## Instruction
Copy the records below word for word, from the first line through the line that contains "discCarry, nonDiscNew, nonDiscCarry];", and leave out any pictures.

## Provided data

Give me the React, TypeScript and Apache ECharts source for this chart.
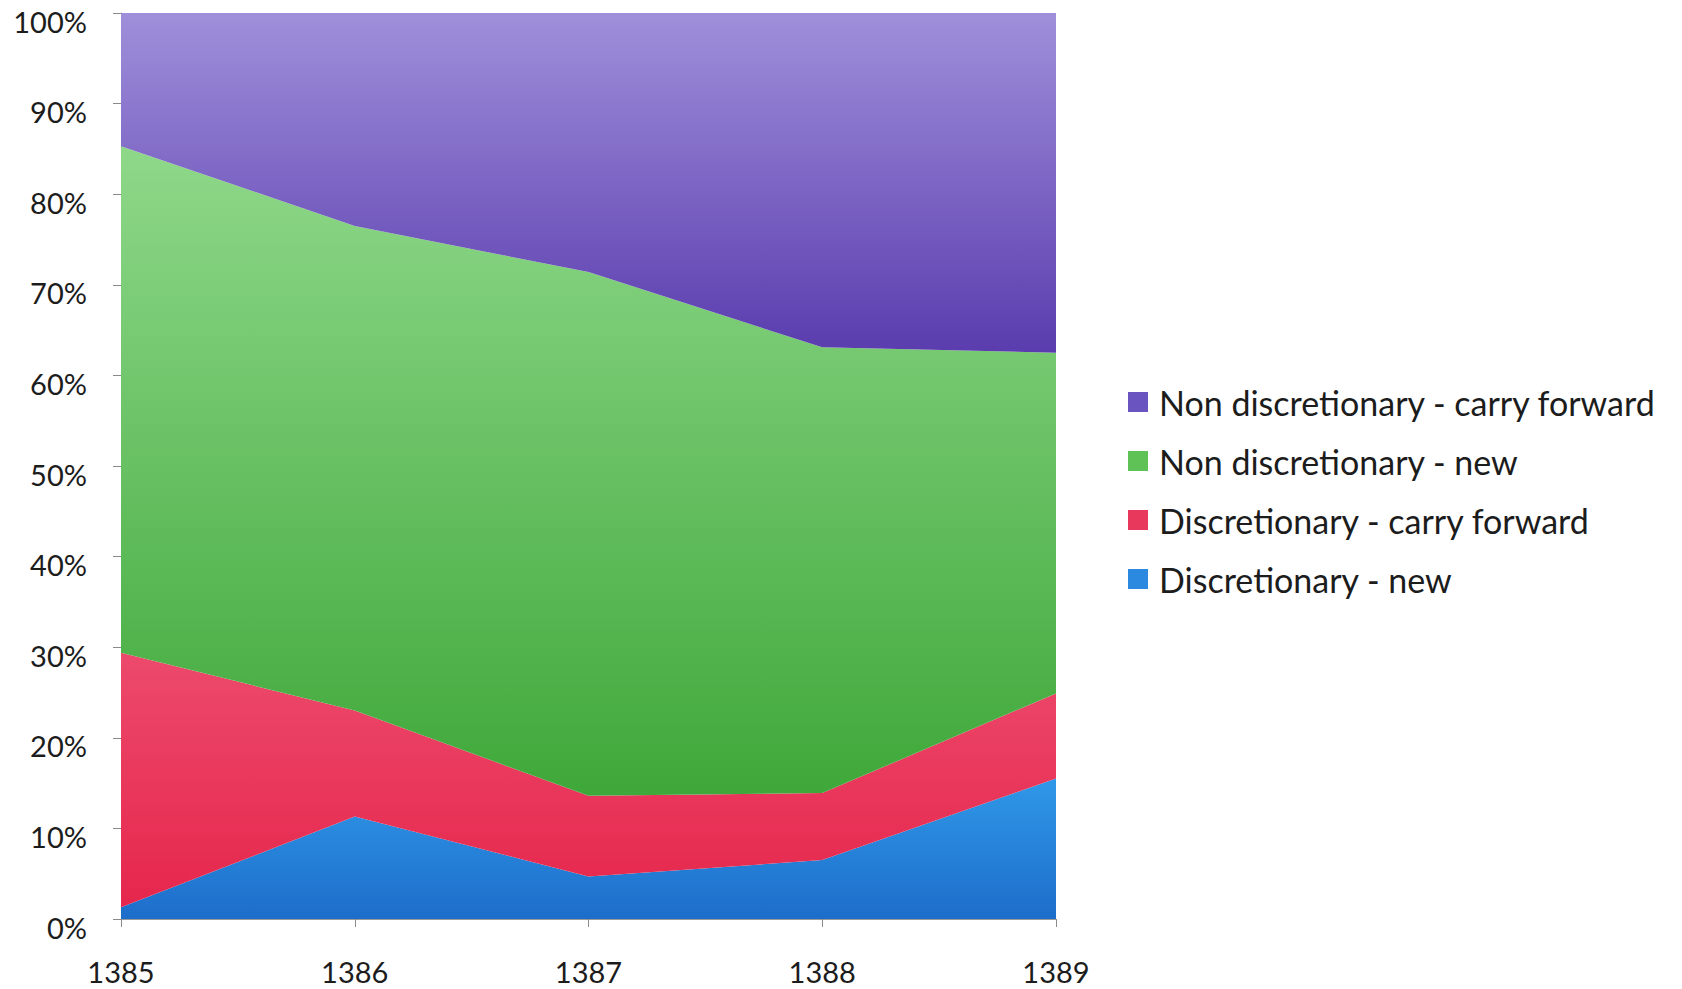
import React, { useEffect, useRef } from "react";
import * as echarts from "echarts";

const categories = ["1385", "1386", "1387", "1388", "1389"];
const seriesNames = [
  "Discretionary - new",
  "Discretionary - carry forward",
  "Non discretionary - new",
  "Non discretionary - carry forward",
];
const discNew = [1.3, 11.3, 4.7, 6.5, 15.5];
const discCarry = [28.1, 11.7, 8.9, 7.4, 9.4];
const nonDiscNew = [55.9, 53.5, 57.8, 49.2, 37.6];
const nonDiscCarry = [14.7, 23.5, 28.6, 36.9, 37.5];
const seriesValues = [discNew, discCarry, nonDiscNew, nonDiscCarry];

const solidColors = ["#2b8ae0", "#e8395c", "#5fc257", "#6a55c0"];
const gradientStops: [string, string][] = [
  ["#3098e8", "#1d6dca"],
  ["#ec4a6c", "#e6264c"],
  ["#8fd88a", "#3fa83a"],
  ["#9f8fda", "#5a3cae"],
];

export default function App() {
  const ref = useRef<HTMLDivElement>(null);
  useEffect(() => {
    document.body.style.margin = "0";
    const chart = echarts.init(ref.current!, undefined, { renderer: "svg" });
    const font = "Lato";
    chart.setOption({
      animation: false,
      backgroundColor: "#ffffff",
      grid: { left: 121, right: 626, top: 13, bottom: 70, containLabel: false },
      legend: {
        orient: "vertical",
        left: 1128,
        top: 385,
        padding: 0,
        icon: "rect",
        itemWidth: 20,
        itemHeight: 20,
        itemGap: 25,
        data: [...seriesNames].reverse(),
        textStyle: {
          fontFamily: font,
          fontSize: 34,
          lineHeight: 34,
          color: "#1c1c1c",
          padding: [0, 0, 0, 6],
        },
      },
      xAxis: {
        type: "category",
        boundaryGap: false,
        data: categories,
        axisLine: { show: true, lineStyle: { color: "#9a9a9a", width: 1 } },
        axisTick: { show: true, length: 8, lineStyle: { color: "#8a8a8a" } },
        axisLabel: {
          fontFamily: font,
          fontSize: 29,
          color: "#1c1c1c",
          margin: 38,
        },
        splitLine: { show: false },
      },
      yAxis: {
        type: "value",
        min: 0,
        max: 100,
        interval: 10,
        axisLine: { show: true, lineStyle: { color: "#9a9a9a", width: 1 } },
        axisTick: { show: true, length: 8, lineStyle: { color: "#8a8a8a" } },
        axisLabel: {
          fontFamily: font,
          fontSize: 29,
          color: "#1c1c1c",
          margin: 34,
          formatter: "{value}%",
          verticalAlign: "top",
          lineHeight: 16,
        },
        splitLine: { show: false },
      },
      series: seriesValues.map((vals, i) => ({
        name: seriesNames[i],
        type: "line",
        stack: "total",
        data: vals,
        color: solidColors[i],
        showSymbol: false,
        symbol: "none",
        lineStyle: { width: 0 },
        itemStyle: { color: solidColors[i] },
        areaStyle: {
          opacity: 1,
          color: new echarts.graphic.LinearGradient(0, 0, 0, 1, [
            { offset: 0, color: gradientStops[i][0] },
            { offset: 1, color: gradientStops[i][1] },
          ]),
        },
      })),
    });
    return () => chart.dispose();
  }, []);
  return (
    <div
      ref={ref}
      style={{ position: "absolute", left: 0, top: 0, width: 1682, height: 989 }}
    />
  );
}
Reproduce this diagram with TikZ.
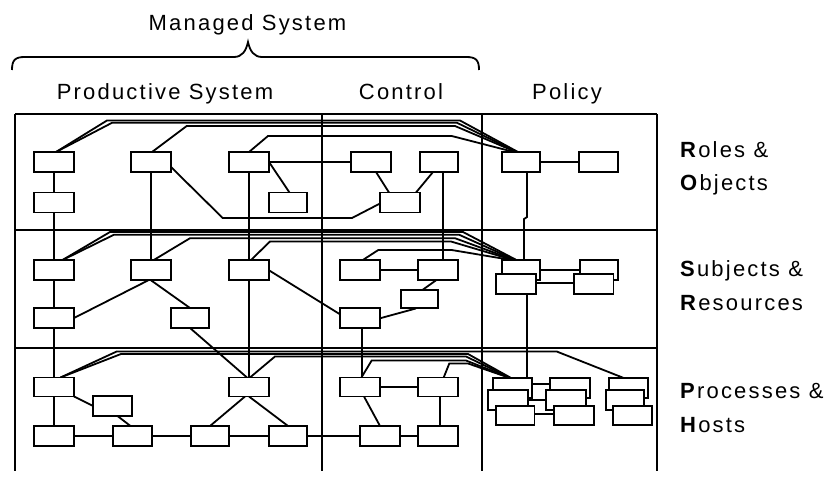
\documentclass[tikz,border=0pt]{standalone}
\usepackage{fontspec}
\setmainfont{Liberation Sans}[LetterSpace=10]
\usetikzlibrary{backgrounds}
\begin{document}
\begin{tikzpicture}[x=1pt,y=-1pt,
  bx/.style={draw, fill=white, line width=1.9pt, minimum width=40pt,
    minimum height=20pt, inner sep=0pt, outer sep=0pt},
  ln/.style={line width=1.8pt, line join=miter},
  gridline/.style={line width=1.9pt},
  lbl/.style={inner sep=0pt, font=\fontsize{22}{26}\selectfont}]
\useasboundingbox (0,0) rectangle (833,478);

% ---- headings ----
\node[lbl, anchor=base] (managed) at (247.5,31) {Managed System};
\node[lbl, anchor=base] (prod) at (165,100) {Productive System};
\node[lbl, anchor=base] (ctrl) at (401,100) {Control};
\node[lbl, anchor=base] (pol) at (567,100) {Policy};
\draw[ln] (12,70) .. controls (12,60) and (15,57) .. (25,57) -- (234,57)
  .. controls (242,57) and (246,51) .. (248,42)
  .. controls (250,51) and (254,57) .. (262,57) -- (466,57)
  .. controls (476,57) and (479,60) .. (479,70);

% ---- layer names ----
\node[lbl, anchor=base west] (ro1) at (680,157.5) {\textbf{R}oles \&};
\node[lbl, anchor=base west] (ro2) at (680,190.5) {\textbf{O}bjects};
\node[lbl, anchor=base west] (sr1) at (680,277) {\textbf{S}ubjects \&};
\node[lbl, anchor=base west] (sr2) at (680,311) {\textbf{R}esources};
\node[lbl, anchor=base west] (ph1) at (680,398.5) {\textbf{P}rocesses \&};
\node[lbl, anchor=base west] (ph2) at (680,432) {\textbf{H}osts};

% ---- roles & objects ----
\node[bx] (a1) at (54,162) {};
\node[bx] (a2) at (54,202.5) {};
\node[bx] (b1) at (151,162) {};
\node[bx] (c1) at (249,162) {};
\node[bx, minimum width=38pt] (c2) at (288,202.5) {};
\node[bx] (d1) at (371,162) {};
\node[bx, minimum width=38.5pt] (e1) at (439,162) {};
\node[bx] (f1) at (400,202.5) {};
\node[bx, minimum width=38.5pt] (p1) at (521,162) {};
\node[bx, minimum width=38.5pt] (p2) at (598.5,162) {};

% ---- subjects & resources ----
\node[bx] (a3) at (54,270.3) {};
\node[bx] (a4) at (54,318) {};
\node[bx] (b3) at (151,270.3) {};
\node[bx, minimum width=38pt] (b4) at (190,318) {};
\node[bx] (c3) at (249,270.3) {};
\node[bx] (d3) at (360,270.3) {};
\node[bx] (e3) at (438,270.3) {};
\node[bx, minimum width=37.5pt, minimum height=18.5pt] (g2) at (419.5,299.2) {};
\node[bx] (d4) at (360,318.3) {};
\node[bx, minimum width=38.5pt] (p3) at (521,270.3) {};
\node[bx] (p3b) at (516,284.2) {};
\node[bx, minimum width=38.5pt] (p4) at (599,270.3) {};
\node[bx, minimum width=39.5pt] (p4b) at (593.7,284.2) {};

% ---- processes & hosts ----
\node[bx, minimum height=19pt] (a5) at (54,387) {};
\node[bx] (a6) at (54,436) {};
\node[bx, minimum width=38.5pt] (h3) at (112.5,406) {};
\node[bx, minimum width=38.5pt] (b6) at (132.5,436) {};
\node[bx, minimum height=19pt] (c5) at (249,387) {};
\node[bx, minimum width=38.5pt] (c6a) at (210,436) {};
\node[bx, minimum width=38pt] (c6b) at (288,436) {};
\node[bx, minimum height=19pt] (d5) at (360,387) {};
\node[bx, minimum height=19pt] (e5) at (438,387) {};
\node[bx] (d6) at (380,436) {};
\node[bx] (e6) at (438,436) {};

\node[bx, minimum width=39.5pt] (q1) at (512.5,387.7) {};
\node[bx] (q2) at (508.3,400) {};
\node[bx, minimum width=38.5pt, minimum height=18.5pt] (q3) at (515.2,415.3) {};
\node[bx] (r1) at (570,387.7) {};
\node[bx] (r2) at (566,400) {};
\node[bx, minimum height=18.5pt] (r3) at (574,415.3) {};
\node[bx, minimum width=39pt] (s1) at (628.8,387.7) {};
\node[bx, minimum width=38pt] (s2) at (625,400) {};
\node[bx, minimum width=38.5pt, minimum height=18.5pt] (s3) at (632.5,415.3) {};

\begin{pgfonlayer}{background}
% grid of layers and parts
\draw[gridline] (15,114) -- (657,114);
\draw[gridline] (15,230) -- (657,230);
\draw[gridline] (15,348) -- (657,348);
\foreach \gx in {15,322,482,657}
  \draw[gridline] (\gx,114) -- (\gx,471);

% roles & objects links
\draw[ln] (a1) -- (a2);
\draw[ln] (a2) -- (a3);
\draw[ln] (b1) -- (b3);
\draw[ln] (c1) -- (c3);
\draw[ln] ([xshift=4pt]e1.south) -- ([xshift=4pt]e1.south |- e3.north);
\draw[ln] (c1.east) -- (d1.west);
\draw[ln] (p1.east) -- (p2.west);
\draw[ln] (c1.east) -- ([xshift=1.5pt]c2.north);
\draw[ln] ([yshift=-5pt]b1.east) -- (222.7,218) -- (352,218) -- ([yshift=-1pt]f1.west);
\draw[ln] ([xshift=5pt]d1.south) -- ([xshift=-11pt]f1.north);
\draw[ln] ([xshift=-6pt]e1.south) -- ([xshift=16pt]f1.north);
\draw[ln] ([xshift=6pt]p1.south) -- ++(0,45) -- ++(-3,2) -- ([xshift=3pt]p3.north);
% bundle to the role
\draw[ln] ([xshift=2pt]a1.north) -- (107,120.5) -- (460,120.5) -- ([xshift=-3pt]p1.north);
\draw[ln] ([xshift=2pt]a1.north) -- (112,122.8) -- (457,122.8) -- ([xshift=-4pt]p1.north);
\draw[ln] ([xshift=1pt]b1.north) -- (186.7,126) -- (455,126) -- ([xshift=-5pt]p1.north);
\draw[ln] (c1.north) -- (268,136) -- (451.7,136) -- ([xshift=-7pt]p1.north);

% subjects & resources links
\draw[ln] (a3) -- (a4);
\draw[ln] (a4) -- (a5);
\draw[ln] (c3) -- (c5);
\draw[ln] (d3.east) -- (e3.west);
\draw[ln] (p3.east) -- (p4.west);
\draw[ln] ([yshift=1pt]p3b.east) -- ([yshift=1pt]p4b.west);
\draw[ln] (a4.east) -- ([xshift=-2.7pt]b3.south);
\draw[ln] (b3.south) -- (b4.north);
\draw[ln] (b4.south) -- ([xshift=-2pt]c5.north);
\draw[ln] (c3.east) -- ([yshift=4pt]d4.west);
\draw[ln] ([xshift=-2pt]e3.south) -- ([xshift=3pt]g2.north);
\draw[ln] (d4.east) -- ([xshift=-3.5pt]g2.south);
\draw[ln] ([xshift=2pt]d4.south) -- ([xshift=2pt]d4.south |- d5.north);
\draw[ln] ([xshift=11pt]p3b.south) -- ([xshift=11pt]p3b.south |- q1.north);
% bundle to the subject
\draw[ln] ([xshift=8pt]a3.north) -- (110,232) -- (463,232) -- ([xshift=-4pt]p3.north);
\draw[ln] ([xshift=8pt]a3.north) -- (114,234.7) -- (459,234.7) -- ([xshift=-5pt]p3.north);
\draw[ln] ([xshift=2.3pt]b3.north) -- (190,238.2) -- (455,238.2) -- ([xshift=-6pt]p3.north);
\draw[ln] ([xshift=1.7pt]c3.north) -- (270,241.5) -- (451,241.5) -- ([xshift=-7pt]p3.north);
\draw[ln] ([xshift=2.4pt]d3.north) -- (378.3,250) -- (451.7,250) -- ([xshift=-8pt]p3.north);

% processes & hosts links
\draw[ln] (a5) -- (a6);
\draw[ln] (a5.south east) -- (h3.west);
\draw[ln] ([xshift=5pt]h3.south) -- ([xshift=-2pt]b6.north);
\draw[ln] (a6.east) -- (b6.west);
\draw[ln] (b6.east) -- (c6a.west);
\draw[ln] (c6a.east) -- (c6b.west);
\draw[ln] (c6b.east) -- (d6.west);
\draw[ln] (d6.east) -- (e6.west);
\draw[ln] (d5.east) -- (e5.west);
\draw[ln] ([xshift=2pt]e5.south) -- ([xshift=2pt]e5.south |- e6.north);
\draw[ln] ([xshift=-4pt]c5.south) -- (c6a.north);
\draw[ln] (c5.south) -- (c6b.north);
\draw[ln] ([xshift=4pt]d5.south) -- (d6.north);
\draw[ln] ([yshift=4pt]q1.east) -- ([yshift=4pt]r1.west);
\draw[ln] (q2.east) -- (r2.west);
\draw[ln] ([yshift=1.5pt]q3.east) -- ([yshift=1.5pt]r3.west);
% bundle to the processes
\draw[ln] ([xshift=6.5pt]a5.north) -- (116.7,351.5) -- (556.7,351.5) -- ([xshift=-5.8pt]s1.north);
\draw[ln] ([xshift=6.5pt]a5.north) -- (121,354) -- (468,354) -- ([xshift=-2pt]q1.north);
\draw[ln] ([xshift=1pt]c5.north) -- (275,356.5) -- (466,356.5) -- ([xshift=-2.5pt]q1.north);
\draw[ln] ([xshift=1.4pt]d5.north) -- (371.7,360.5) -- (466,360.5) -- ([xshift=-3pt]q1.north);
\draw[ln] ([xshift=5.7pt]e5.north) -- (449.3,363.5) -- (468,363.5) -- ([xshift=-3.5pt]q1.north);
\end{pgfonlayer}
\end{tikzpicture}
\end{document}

## Exercise response
Give me the React, TypeScript and Apache ECharts source for this chart.
import React, { useEffect, useRef } from "react";
import * as echarts from "echarts";

const categories = ["1385", "1386", "1387", "1388", "1389"];
const seriesNames = [
  "Discretionary - new",
  "Discretionary - carry forward",
  "Non discretionary - new",
  "Non discretionary - carry forward",
];
const discNew = [1.3, 11.3, 4.7, 6.5, 15.5];
const discCarry = [28.1, 11.7, 8.9, 7.4, 9.4];
const nonDiscNew = [55.9, 53.5, 57.8, 49.2, 37.6];
const nonDiscCarry = [14.7, 23.5, 28.6, 36.9, 37.5];
const seriesValues = [discNew, discCarry, nonDiscNew, nonDiscCarry];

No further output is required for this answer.